> [Prompt]
Transcribe the whole listing below without changing a word, but leave out every image.
"""
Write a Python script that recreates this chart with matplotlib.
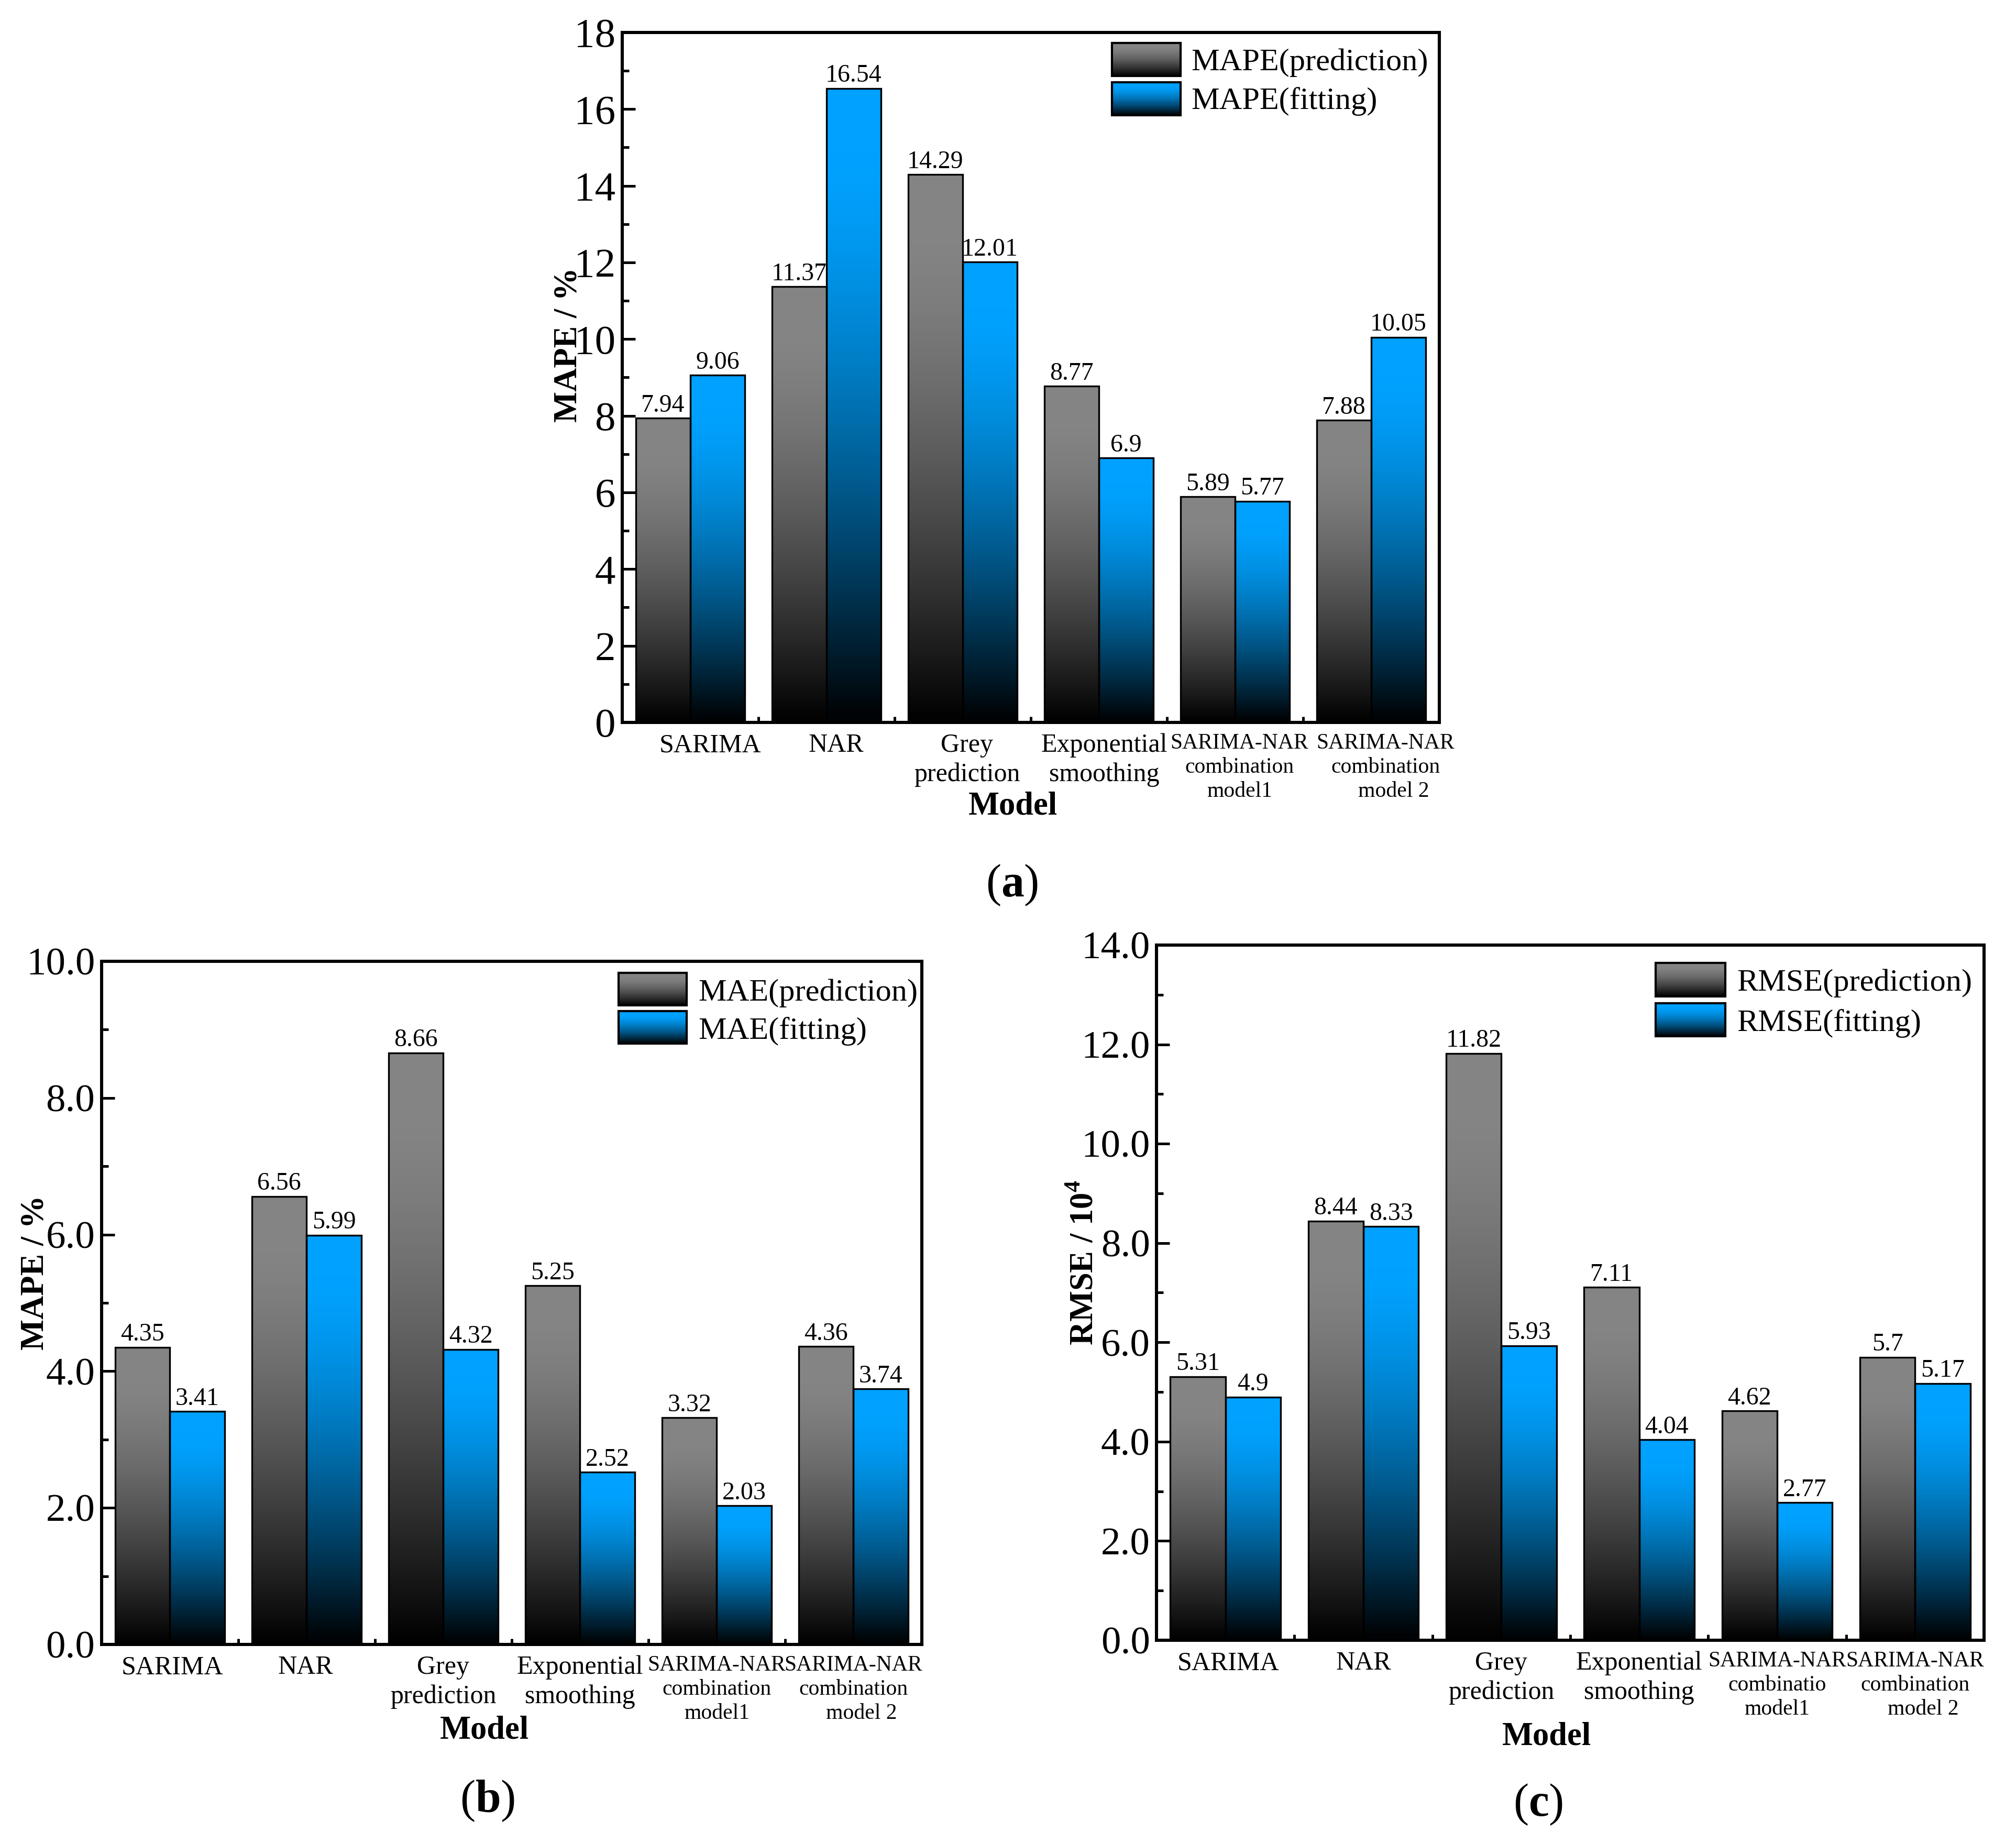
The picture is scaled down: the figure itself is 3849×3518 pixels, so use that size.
import numpy as np
import matplotlib
matplotlib.use('Agg')
import matplotlib.pyplot as plt
import matplotlib.transforms as mtransforms
from matplotlib.patches import Rectangle
from matplotlib.ticker import FormatStrFormatter

plt.rcParams['font.family'] = ['Liberation Serif', 'DejaVu Serif']
plt.rcParams['mathtext.fontset'] = 'custom'
plt.rcParams['mathtext.rm'] = 'Liberation Serif'
plt.rcParams['mathtext.bf'] = 'Liberation Serif:bold'

# -- Data
models = ['SARIMA', 'NAR', 'Grey\nprediction', 'Exponential\nsmoothing',
          'SARIMA-NAR\ncombination\nmodel1', 'SARIMA-NAR\ncombination\n   model 2']
models_c = ['SARIMA', 'NAR', 'Grey\nprediction', 'Exponential\nsmoothing',
            'SARIMA-NAR\ncombinatio\nmodel1', 'SARIMA-NAR\ncombination\n   model 2']

mape_pred = [7.94, 11.37, 14.29, 8.77, 5.89, 7.88]
mape_fit = [9.06, 16.54, 12.01, 6.9, 5.77, 10.05]
mae_pred = [4.35, 6.56, 8.66, 5.25, 3.32, 4.36]
mae_fit = [3.41, 5.99, 4.32, 2.52, 2.03, 3.74]
rmse_pred = [5.31, 8.44, 11.82, 7.11, 4.62, 5.7]
rmse_fit = [4.9, 8.33, 5.93, 4.04, 2.77, 5.17]

W, H = 3849, 3518
DPI = 300
GRAY = (0.52, 0.52, 0.52)
BLUE = (0.0, 0.635, 1.0)

fig = plt.figure(figsize=(W / DPI, H / DPI), dpi=DPI)


# -- Origin style fill: flat colour near the top, fading to black at the bottom
def gradient_img(rgb, n=256):
    t = np.linspace(0, 1, n)
    f = np.where(t < 0.1, 1.0, 1 - ((t - 0.1) / 0.9) ** 1.5)
    f = np.clip(f, 0.02, 1.0)
    return np.array(rgb)[None, None, :] * f[:, None, None]


def panel(rect, labels, pred, fit, ymax, yfmt, ylabel, ytick_size, ylab_xy, xlab_xy, label_shift=None):
    ax = fig.add_axes(rect)
    x = np.arange(len(labels))
    w = 0.4
    b1 = ax.bar(x - w / 2, pred, w, facecolor='none', edgecolor='black', linewidth=0.8, zorder=3)
    b2 = ax.bar(x + w / 2, fit, w, facecolor='none', edgecolor='black', linewidth=0.8, zorder=3)

    for bars, col, vals in ((b1, GRAY, pred), (b2, BLUE, fit)):
        for r, v in zip(bars, vals):
            x0 = r.get_x()
            ax.imshow(gradient_img(col), extent=[x0, x0 + r.get_width(), 0, r.get_height()],
                      aspect='auto', interpolation='bilinear', zorder=2)
            ax.annotate(f'{v:g}', (x0 + r.get_width() / 2, v), xytext=(0, 3),
                        textcoords='offset points', ha='center', va='baseline', fontsize=11.5)

    ax.set_xlim(-0.5, len(labels) - 0.5)
    ax.set_ylim(0, ymax)
    ax.set_xticks(x)
    ax.set_xticklabels([])
    ax.set_xticks(x[:-1] + 0.5, minor=True)

    # -- category labels as text so they can be nudged sideways like the original
    if label_shift is None:
        label_shift = [0] * len(labels)
    for i, (lab, dx) in enumerate(zip(labels, label_shift)):
        tr = ax.get_xaxis_transform() + mtransforms.ScaledTranslation(dx / 72, -5 / 72, fig.dpi_scale_trans)
        ax.text(i, 0, lab, transform=tr, ha='center', va='top', ma='center',
                fontsize=12 if i < 4 else 10, linespacing=1.25)

    ax.set_yticks(np.arange(0, ymax + 0.1, 2))
    ax.set_yticks(np.arange(1, ymax, 2), minor=True)
    ax.yaxis.set_major_formatter(FormatStrFormatter(yfmt))

    ax.tick_params(direction='in', width=1.2, top=False, right=False, which='both')
    ax.tick_params(axis='y', which='major', length=6, labelsize=ytick_size, pad=3)
    ax.tick_params(axis='y', which='minor', length=3)
    ax.tick_params(axis='x', which='major', length=5.5)
    ax.tick_params(axis='x', which='minor', length=2.6)
    for s in ax.spines.values():
        s.set_linewidth(1.45)

    ax.set_ylabel(ylabel, fontsize=15, fontweight='bold', va='center')
    ax.yaxis.set_label_coords(*ylab_xy)
    ax.set_xlabel('Model', fontsize=15, fontweight='bold', va='center')
    ax.xaxis.set_label_coords(*xlab_xy)
    return ax


panel([0.30865, 0.60802, 0.4053, 0.37436], models, mape_pred, mape_fit, 18, '%d',
      'MAPE / %', 19, (-0.066, 0.547), (0.478, -0.122),
      label_shift=[9.0, 4.5, 2.0, 2.5, 2.0, 6.5])
panel([0.0504, 0.10773, 0.40686, 0.37067], models, mae_pred, mae_fit, 10, '%.1f',
      'MAPE / %', 18, (-0.081, 0.544), (0.467, -0.1265),
      label_shift=[1.0, -0.5, 0, 0, 0, 0])
panel([0.57366, 0.11001, 0.41049, 0.3772], models_c, rmse_pred, rmse_fit, 14, '%.1f',
      r'RMSE / 10$^{\mathbf{4}}$', 18, (-0.0867, 0.543), (0.4715, -0.1387),
      label_shift=[1.2, 0, 0, 0, 0, 0])

# -- Overlay in pixel units for the legends and panel letters
ov = fig.add_axes([0, 0, 1, 1], zorder=10)


def legend(px0, px1, rows, text_x, entries):
    for (y0, y1), (label, col, base) in zip(rows, entries):
        ov.imshow(gradient_img(col), extent=[px0, px1, y1, y0], aspect='auto',
                  interpolation='bilinear', zorder=1)
        ov.add_patch(Rectangle((px0, y0), px1 - px0, y1 - y0, fill=False,
                               edgecolor='black', linewidth=1.0, zorder=2))
        ov.text(text_x, base, label, fontsize=14.5, va='baseline', ha='left')


legend(2123, 2254, [(82, 145), (157, 220)], 2274,
       [('MAPE(prediction)', GRAY, 134), ('MAPE(fitting)', BLUE, 208)])
legend(1181, 1311, [(1857, 1919), (1930, 1992)], 1333,
       [('MAE(prediction)', GRAY, 1910), ('MAE(fitting)', BLUE, 1983)])
legend(3161, 3294, [(1838, 1902), (1915, 1978)], 3316,
       [('RMSE(prediction)', GRAY, 1891), ('RMSE(fitting)', BLUE, 1968)])

for lab, (px, py) in (('a', (1932, 1690)), ('b', (931, 3438)), ('c', (2937, 3445))):
    ov.text(px, py, '($\\mathbf{' + lab + '}$)', fontsize=21, ha='center', va='center')

ov.set_xlim(0, W)
ov.set_ylim(H, 0)
ov.axis('off')

fig.savefig('out.png', dpi=DPI)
"""
> [Task output]
Write a Python script that recreates this chart with matplotlib.
The picture is scaled down: the figure itself is 3849×3518 pixels, so use that size.
import numpy as np
import matplotlib
matplotlib.use('Agg')
import matplotlib.pyplot as plt
import matplotlib.transforms as mtransforms
from matplotlib.patches import Rectangle
from matplotlib.ticker import FormatStrFormatter

plt.rcParams['font.family'] = ['Liberation Serif', 'DejaVu Serif']
plt.rcParams['mathtext.fontset'] = 'custom'
plt.rcParams['mathtext.rm'] = 'Liberation Serif'
plt.rcParams['mathtext.bf'] = 'Liberation Serif:bold'

# -- Data
models = ['SARIMA', 'NAR', 'Grey\nprediction', 'Exponential\nsmoothing',
          'SARIMA-NAR\ncombination\nmodel1', 'SARIMA-NAR\ncombination\n   model 2']
models_c = ['SARIMA', 'NAR', 'Grey\nprediction', 'Exponential\nsmoothing',
            'SARIMA-NAR\ncombinatio\nmodel1', 'SARIMA-NAR\ncombination\n   model 2']

mape_pred = [7.94, 11.37, 14.29, 8.77, 5.89, 7.88]
mape_fit = [9.06, 16.54, 12.01, 6.9, 5.77, 10.05]
mae_pred = [4.35, 6.56, 8.66, 5.25, 3.32, 4.36]
mae_fit = [3.41, 5.99, 4.32, 2.52, 2.03, 3.74]
rmse_pred = [5.31, 8.44, 11.82, 7.11, 4.62, 5.7]
rmse_fit = [4.9, 8.33, 5.93, 4.04, 2.77, 5.17]

W, H = 3849, 3518
DPI = 300
GRAY = (0.52, 0.52, 0.52)
BLUE = (0.0, 0.635, 1.0)

fig = plt.figure(figsize=(W / DPI, H / DPI), dpi=DPI)


# -- Origin style fill: flat colour near the top, fading to black at the bottom
def gradient_img(rgb, n=256):
    t = np.linspace(0, 1, n)
    f = np.where(t < 0.1, 1.0, 1 - ((t - 0.1) / 0.9) ** 1.5)
    f = np.clip(f, 0.02, 1.0)
    return np.array(rgb)[None, None, :] * f[:, None, None]


def panel(rect, labels, pred, fit, ymax, yfmt, ylabel, ytick_size, ylab_xy, xlab_xy, label_shift=None):
    ax = fig.add_axes(rect)
    x = np.arange(len(labels))
    w = 0.4
    b1 = ax.bar(x - w / 2, pred, w, facecolor='none', edgecolor='black', linewidth=0.8, zorder=3)
    b2 = ax.bar(x + w / 2, fit, w, facecolor='none', edgecolor='black', linewidth=0.8, zorder=3)

    for bars, col, vals in ((b1, GRAY, pred), (b2, BLUE, fit)):
        for r, v in zip(bars, vals):
            x0 = r.get_x()
            ax.imshow(gradient_img(col), extent=[x0, x0 + r.get_width(), 0, r.get_height()],
                      aspect='auto', interpolation='bilinear', zorder=2)
            ax.annotate(f'{v:g}', (x0 + r.get_width() / 2, v), xytext=(0, 3),
                        textcoords='offset points', ha='center', va='baseline', fontsize=11.5)

    ax.set_xlim(-0.5, len(labels) - 0.5)
    ax.set_ylim(0, ymax)
    ax.set_xticks(x)
    ax.set_xticklabels([])
    ax.set_xticks(x[:-1] + 0.5, minor=True)

    # -- category labels as text so they can be nudged sideways like the original
    if label_shift is None:
        label_shift = [0] * len(labels)
    for i, (lab, dx) in enumerate(zip(labels, label_shift)):
        tr = ax.get_xaxis_transform() + mtransforms.ScaledTranslation(dx / 72, -5 / 72, fig.dpi_scale_trans)
        ax.text(i, 0, lab, transform=tr, ha='center', va='top', ma='center',
                fontsize=12 if i < 4 else 10, linespacing=1.25)

    ax.set_yticks(np.arange(0, ymax + 0.1, 2))
    ax.set_yticks(np.arange(1, ymax, 2), minor=True)
    ax.yaxis.set_major_formatter(FormatStrFormatter(yfmt))

    ax.tick_params(direction='in', width=1.2, top=False, right=False, which='both')
    ax.tick_params(axis='y', which='major', length=6, labelsize=ytick_size, pad=3)
    ax.tick_params(axis='y', which='minor', length=3)
    ax.tick_params(axis='x', which='major', length=5.5)
    ax.tick_params(axis='x', which='minor', length=2.6)
    for s in ax.spines.values():
        s.set_linewidth(1.45)

    ax.set_ylabel(ylabel, fontsize=15, fontweight='bold', va='center')
    ax.yaxis.set_label_coords(*ylab_xy)
    ax.set_xlabel('Model', fontsize=15, fontweight='bold', va='center')
    ax.xaxis.set_label_coords(*xlab_xy)
    return ax


panel([0.30865, 0.60802, 0.4053, 0.37436], models, mape_pred, mape_fit, 18, '%d',
      'MAPE / %', 19, (-0.066, 0.547), (0.478, -0.122),
      label_shift=[9.0, 4.5, 2.0, 2.5, 2.0, 6.5])
panel([0.0504, 0.10773, 0.40686, 0.37067], models, mae_pred, mae_fit, 10, '%.1f',
      'MAPE / %', 18, (-0.081, 0.544), (0.467, -0.1265),
      label_shift=[1.0, -0.5, 0, 0, 0, 0])
panel([0.57366, 0.11001, 0.41049, 0.3772], models_c, rmse_pred, rmse_fit, 14, '%.1f',
      r'RMSE / 10$^{\mathbf{4}}$', 18, (-0.0867, 0.543), (0.4715, -0.1387),
      label_shift=[1.2, 0, 0, 0, 0, 0])

# -- Overlay in pixel units for the legends and panel letters
ov = fig.add_axes([0, 0, 1, 1], zorder=10)


def legend(px0, px1, rows, text_x, entries):
    for (y0, y1), (label, col, base) in zip(rows, entries):
        ov.imshow(gradient_img(col), extent=[px0, px1, y1, y0], aspect='auto',
                  interpolation='bilinear', zorder=1)
        ov.add_patch(Rectangle((px0, y0), px1 - px0, y1 - y0, fill=False,
                               edgecolor='black', linewidth=1.0, zorder=2))
        ov.text(text_x, base, label, fontsize=14.5, va='baseline', ha='left')


legend(2123, 2254, [(82, 145), (157, 220)], 2274,
       [('MAPE(prediction)', GRAY, 134), ('MAPE(fitting)', BLUE, 208)])
legend(1181, 1311, [(1857, 1919), (1930, 1992)], 1333,
       [('MAE(prediction)', GRAY, 1910), ('MAE(fitting)', BLUE, 1983)])
legend(3161, 3294, [(1838, 1902), (1915, 1978)], 3316,
       [('RMSE(prediction)', GRAY, 1891), ('RMSE(fitting)', BLUE, 1968)])

for lab, (px, py) in (('a', (1932, 1690)), ('b', (931, 3438)), ('c', (2937, 3445))):
    ov.text(px, py, '($\\mathbf{' + lab + '}$)', fontsize=21, ha='center', va='center')

ov.set_xlim(0, W)
ov.set_ylim(H, 0)
ov.axis('off')

fig.savefig('out.png', dpi=DPI)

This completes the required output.